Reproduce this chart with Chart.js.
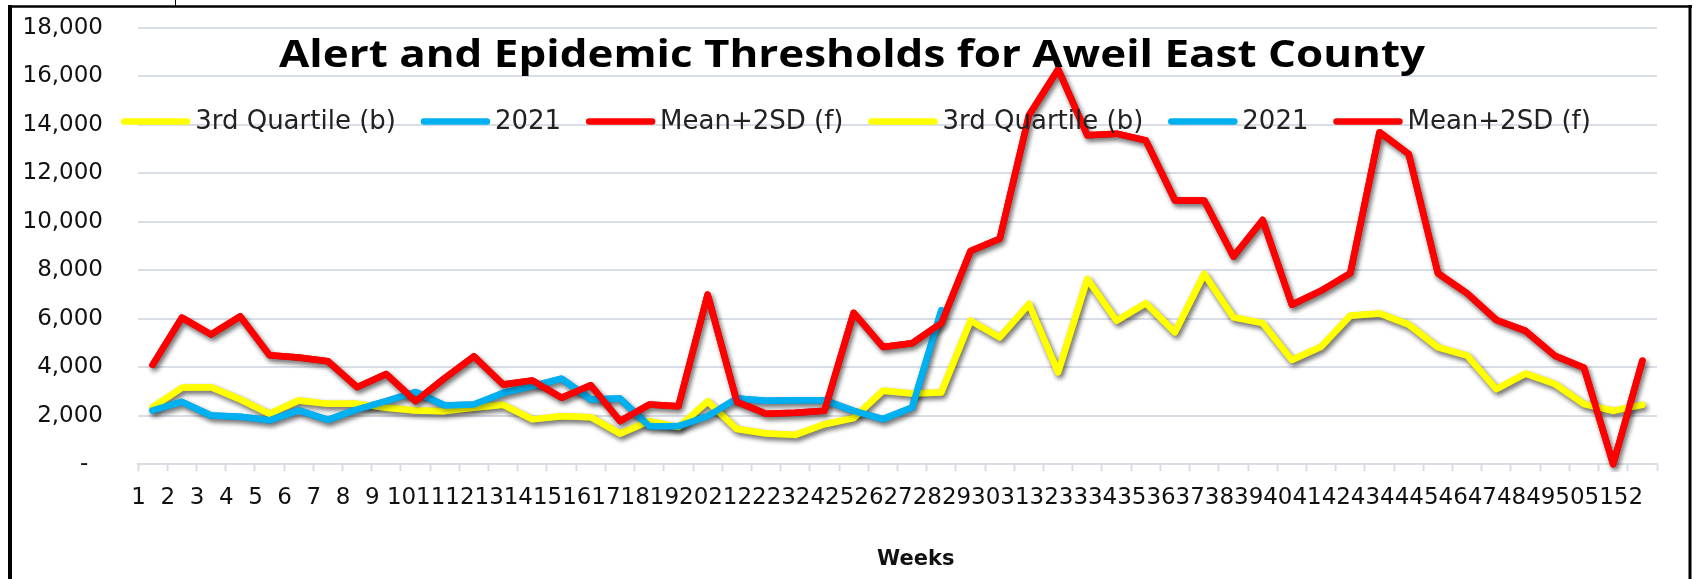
<!DOCTYPE html>
<html>
<head>
<meta charset="utf-8">
<title>Alert and Epidemic Thresholds for Aweil East County</title>
<script src="https://cdn.jsdelivr.net/npm/chart.js@4.4.1/dist/chart.umd.min.js"></script>
<style>
  html, body { margin: 0; padding: 0; background: #fff; }
  #wrap { position: relative; width: 1696px; height: 579px; }
</style>
</head>
<body>
<div id="wrap"><canvas id="chart" width="1696" height="579"></canvas></div>
<script>
// Weekly thresholds
const weeks = ['1', '2', '3', '4', '5', '6', '7', '8', '9', '10',
  '11', '12', '13', '14', '15', '16', '17', '18', '19', '20',
  '21', '22', '23', '24', '25', '26', '27', '28', '29', '30',
  '31', '32', '33', '34', '35', '36', '37', '38', '39', '40',
  '41', '42', '43', '44', '45', '46', '47', '48', '49', '50',
  '51', '52'];

const quartile3 = [2350, 3150, 3180, 2670, 2080, 2630, 2490, 2490, 2330, 2220,
  2190, 2330, 2450, 1850, 1980, 1940, 1260, 1780, 1530, 2590,
  1450, 1270, 1210, 1650, 1900, 3030, 2920, 2960, 5920, 5230,
  6610, 3790, 7640, 5920, 6640, 5440, 7850, 6060, 5820, 4300,
  4850, 6130, 6220, 5760, 4820, 4480, 3100, 3740, 3310, 2480,
  2200, 2450];

// 2021 only runs to week 28
const year2021 = [2220, 2570, 2010, 1960, 1810, 2220, 1830, 2260, 2600, 2980,
  2420, 2460, 2940, 3220, 3530, 2670, 2710, 1570, 1570, 1980,
  2710, 2620, 2640, 2640, 2200, 1860, 2340, 6350];

const mean2sd = [4100, 6050, 5350, 6100, 4500, 4400, 4250, 3180, 3720, 2600,
  3550, 4450, 3290, 3450, 2740, 3260, 1780, 2460, 2390, 7000,
  2580, 2080, 2120, 2210, 6250, 4840, 4990, 5820, 8800, 9300,
  14400, 16300, 13570, 13640, 13360, 10880, 10880, 8570, 10080, 6580,
  7160, 7880, 13700, 12800, 7880, 7050, 5950, 5500, 4480, 3980,
  0, 4270];

const seriesNames = ['3rd Quartile (b)', '2021', 'Mean+2SD (f)'];
const seriesColors = ['#FFFF00', '#00B0F0', '#FF0000'];
const chartTitle = 'Alert and Epidemic Thresholds for Aweil East County';
const xTitle = 'Weeks';

const gridColor = '#D9DDE5';

function lineSet(i, data, order) {
  return {
    label: seriesNames[i],
    data: data,
    borderColor: seriesColors[i],
    backgroundColor: seriesColors[i],
    borderWidth: 6.5,
    borderJoinStyle: 'round',
    borderCapStyle: 'round',
    pointRadius: 0,
    pointHoverRadius: 0,
    tension: 0,
    clip: 8,
    order: order
  };
}

// the source sheet has every series twice, so the legend lists six entries
const datasets = [
  lineSet(0, quartile3, 5),
  lineSet(1, year2021, 4),
  lineSet(2, mean2sd, 3),
  lineSet(0, quartile3, 2),
  lineSet(1, year2021, 1),
  lineSet(2, mean2sd, 0)
];

// title + legend sit inside the plot, excel style, so draw them by hand
const overlay = {
  id: 'overlay',
  beforeDraw(chart) {
    const ctx = chart.ctx;
    ctx.save();
    ctx.fillStyle = '#fff';
    ctx.fillRect(0, 0, chart.width, chart.height);
    ctx.restore();
  },
  beforeDatasetDraw(chart) {
    const ctx = chart.ctx;
    ctx.save();
    ctx.shadowColor = 'rgba(0,0,0,0.35)';
    ctx.shadowBlur = 5;
    ctx.shadowOffsetX = 2;
    ctx.shadowOffsetY = 3;
  },
  afterDatasetDraw(chart) {
    chart.ctx.restore();
  },
  afterDatasetsDraw(chart) {
    const ctx = chart.ctx;

    // title, squeezed to the width it has in the original
    ctx.save();
    ctx.font = 'bold 38px "Open Sans"';
    const tw = ctx.measureText(chartTitle).width;
    ctx.translate(852, 67);
    ctx.scale(1146 / tw, 1);
    ctx.fillStyle = '#000';
    ctx.textAlign = 'center';
    ctx.textBaseline = 'alphabetic';
    ctx.fillText(chartTitle, 0, 0);
    ctx.restore();

    // legend row
    ctx.save();
    ctx.font = '26px "DejaVu Sans"';
    const symW = 69, gap = 5, itemGap = 25, legendY = 121.5;
    const items = chart.data.datasets.map(d => ({
      text: d.label, color: d.borderColor, w: ctx.measureText(d.label).width
    }));
    let total = 0;
    items.forEach(it => { total += symW + gap + it.w; });
    total += itemGap * (items.length - 1);
    let x = 856 - total / 2;
    ctx.textBaseline = 'middle';
    ctx.textAlign = 'left';
    items.forEach(it => {
      ctx.strokeStyle = it.color;
      ctx.lineWidth = 6.5;
      ctx.lineCap = 'round';
      ctx.beginPath();
      ctx.moveTo(x + 3, legendY);
      ctx.lineTo(x + symW - 3, legendY);
      ctx.stroke();
      ctx.fillStyle = '#222';
      ctx.fillText(it.text, x + symW + gap, legendY + 1);
      x += symW + gap + it.w + itemGap;
    });
    ctx.restore();
  },
  afterDraw(chart) {
    // black frame round the picture
    const ctx = chart.ctx;
    ctx.save();
    ctx.strokeStyle = '#000';
    ctx.lineWidth = 4;
    ctx.beginPath();
    ctx.moveTo(10, 5);
    ctx.lineTo(10, chart.height);
    ctx.stroke();
    ctx.lineWidth = 2.5;
    ctx.beginPath();
    ctx.moveTo(8, 6.5);
    ctx.lineTo(1692, 6.5);
    ctx.stroke();
    ctx.lineWidth = 3;
    ctx.beginPath();
    ctx.moveTo(1690, 5);
    ctx.lineTo(1690, chart.height);
    ctx.stroke();
    ctx.lineWidth = 1;
    ctx.beginPath();
    ctx.moveTo(175.5, 0);
    ctx.lineTo(175.5, 6);
    ctx.stroke();
    ctx.restore();
  }
};

new Chart(document.getElementById('chart'), {
  type: 'line',
  data: {
    labels: weeks,
    datasets: datasets
  },
  options: {
    responsive: false,
    devicePixelRatio: 1,
    animation: false,
    layout: {
      padding: { left: 0, right: 39, top: 28, bottom: 7 }
    },
    plugins: {
      legend: { display: false },
      title: { display: false },
      tooltip: { enabled: false }
    },
    scales: {
      x: {
        offset: true,
        afterFit(scale) { scale.paddingLeft = 0; scale.paddingRight = 0; },
        grid: {
          offset: true,
          drawOnChartArea: false,
          drawTicks: true,
          tickLength: 7,
          tickColor: gridColor,
          tickWidth: 2
        },
        border: { display: true, color: gridColor, width: 2 },
        ticks: {
          autoSkip: false,
          maxRotation: 0,
          minRotation: 0,
          padding: 13,
          labelOffset: -14,
          color: '#111',
          font: { family: 'DejaVu Sans', size: 23 }
        },
        title: {
          display: true,
          text: '     ' + xTitle,
          color: '#111',
          font: { family: 'DejaVu Sans', size: 21, weight: 'bold' },
          padding: { top: 22, bottom: 0 }
        }
      },
      y: {
        min: 0,
        max: 18000,
        afterFit(scale) {
          scale.width = 138;
          scale.paddingTop = 0;
          scale.paddingBottom = 0;
        },
        grid: {
          color: gridColor,
          lineWidth: 2,
          drawTicks: false
        },
        border: { display: false },
        ticks: {
          stepSize: 2000,
          padding: 35,
          color: '#111',
          font: { family: 'DejaVu Sans', size: 23 },
          callback: v => v === 0 ? '-  ' : v.toLocaleString('en-US')
        }
      }
    }
  },
  plugins: [overlay]
});
</script>
</body>
</html>
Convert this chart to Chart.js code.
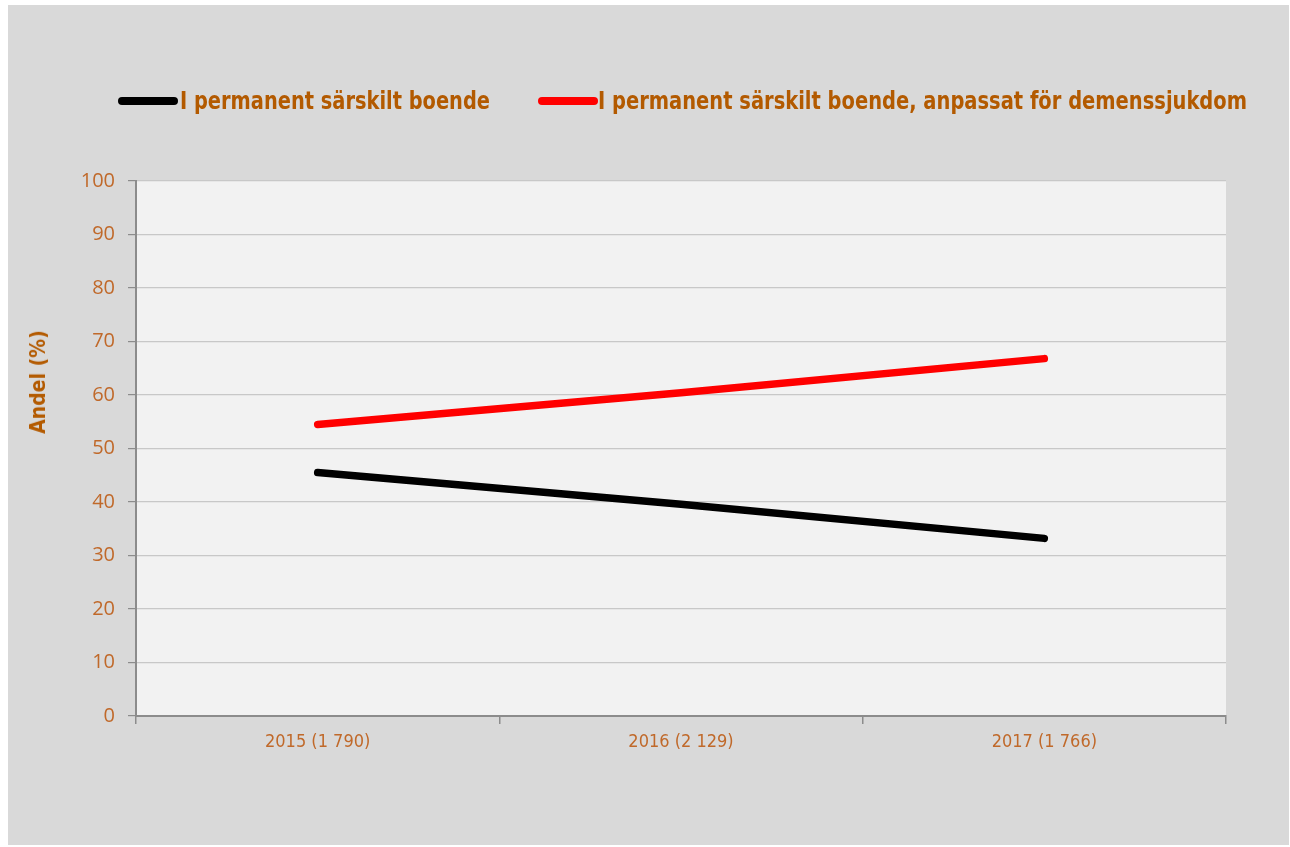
<!DOCTYPE html>
<html lang="sv">
<head>
<meta charset="utf-8">
<script src="https://cdn.jsdelivr.net/npm/chart.js@4.4.1/dist/chart.umd.min.js"></script>
<style>
  html, body { margin: 0; padding: 0; background: #fff; }
  #ram { position: absolute; left: 8px; top: 5px; width: 1281px; height: 840px; background: #d9d9d9; }
  #graf { position: absolute; left: 0; top: 0; }
  .linje { position: absolute; top: 97px; width: 60px; height: 8px; border-radius: 4px; }
  .text { position: absolute; top: 86px; white-space: nowrap; transform-origin: left center;
    font-family: 'Liberation Sans Narrow', 'DejaVu Sans Condensed', sans-serif; font-weight: bold; font-size: 25px; color: #b35a00; }
  #ytitel { position: absolute; left: 38px; top: 382px; transform: translate(-50%, -50%) rotate(-90deg); white-space: nowrap;
    font-family: 'Liberation Sans Narrow', 'DejaVu Sans Condensed', sans-serif; font-weight: bold; font-size: 21px; color: #b35a00; }
</style>
</head>
<body>
<div id="ram"></div>
<canvas id="graf" width="1290" height="847"></canvas>
<div id="legend"></div>
<div id="ytitel">Andel (%)</div>
<script>
const kategorier = ['2015 (1 790)', '2016 (2 129)', '2017 (1 766)'];
const serieNamn = ['I permanent särskilt boende', 'I permanent särskilt boende, anpassat för demenssjukdom'];
const permanentBoende = [45.5, 39.6, 33.2];
const demensBoende = [54.5, 60.4, 66.8];
const serieFarger = ['#000000', '#ff0000'];
const yMin = 0, yMax = 100, ySteg = 10;

const textFarg = '#c0692a';

// grå bakgrund i själva ritytan
const ritytaBakgrund = {
  id: 'ritytaBakgrund',
  beforeDraw(chart) {
    const { ctx, chartArea: a } = chart;
    ctx.save();
    ctx.fillStyle = '#f2f2f2';
    ctx.fillRect(a.left, a.top, a.right - a.left, a.bottom - a.top);
    ctx.restore();
  }
};

const serier = [permanentBoende, demensBoende];

// legend: linje + text, textbredden anpassas till originalet
const legend = document.getElementById('legend');
const legendPos = [{ linje: 118, text: 180, bredd: 310 }, { linje: 538, text: 598, bredd: 649 }];
serieNamn.forEach((namn, i) => {
  const p = legendPos[i];
  legend.innerHTML += `<span class="linje" style="left:${p.linje}px;background:${serieFarger[i]}"></span><span class="text" style="left:${p.text}px">${namn}</span>`;
});
document.querySelectorAll('#legend .text').forEach((el, i) => {
  const w = el.getBoundingClientRect().width;
  el.style.transform = `scaleX(${legendPos[i].bredd / w})`;
});

new Chart(document.getElementById('graf'), {
  type: 'line',
  data: {
    labels: kategorier,
    datasets: serier.map((d, i) => ({
      label: serieNamn[i], data: d, borderColor: serieFarger[i], backgroundColor: serieFarger[i],
      borderWidth: 7.5, borderCapStyle: 'round', pointRadius: 0, tension: 0, fill: false
    }))
  },
  options: {
    responsive: false, animation: false,
    layout: { padding: { left: 0, top: 181, right: 64, bottom: 71 } },
    plugins: { legend: { display: false }, tooltip: { enabled: false } },
    scales: {
      x: {
        offset: true,
        grid: { offset: true, drawOnChartArea: false, drawTicks: true, tickLength: 8, color: '#8c8c8c', lineWidth: 1.5 },
        border: { color: '#8c8c8c', width: 2 },
        ticks: { color: textFarg, padding: 8, maxRotation: 0, font: { family: "'Liberation Sans Narrow', 'DejaVu Sans Condensed', sans-serif", size: 18 } },
        afterFit(s) { s.height = 60; }
      },
      y: {
        min: yMin, max: yMax,
        grid: { color: '#c8c8c8', lineWidth: 1.2, tickLength: 8, tickColor: '#8c8c8c' },
        border: { color: '#8c8c8c', width: 2 },
        ticks: { stepSize: ySteg, color: textFarg, padding: 13, font: { family: "'Open Sans', sans-serif", size: 20 } },
        afterFit(s) { s.width = 136; }
      }
    }
  },
  plugins: [ritytaBakgrund]
});
</script>
</body>
</html>
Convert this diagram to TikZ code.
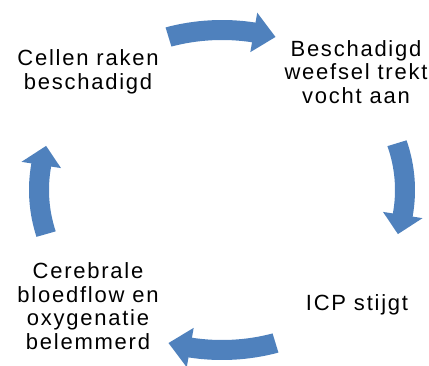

Requirements | Determine how many lines in the data above contain the string "this". Give nothing except the number.

Exercise response | 3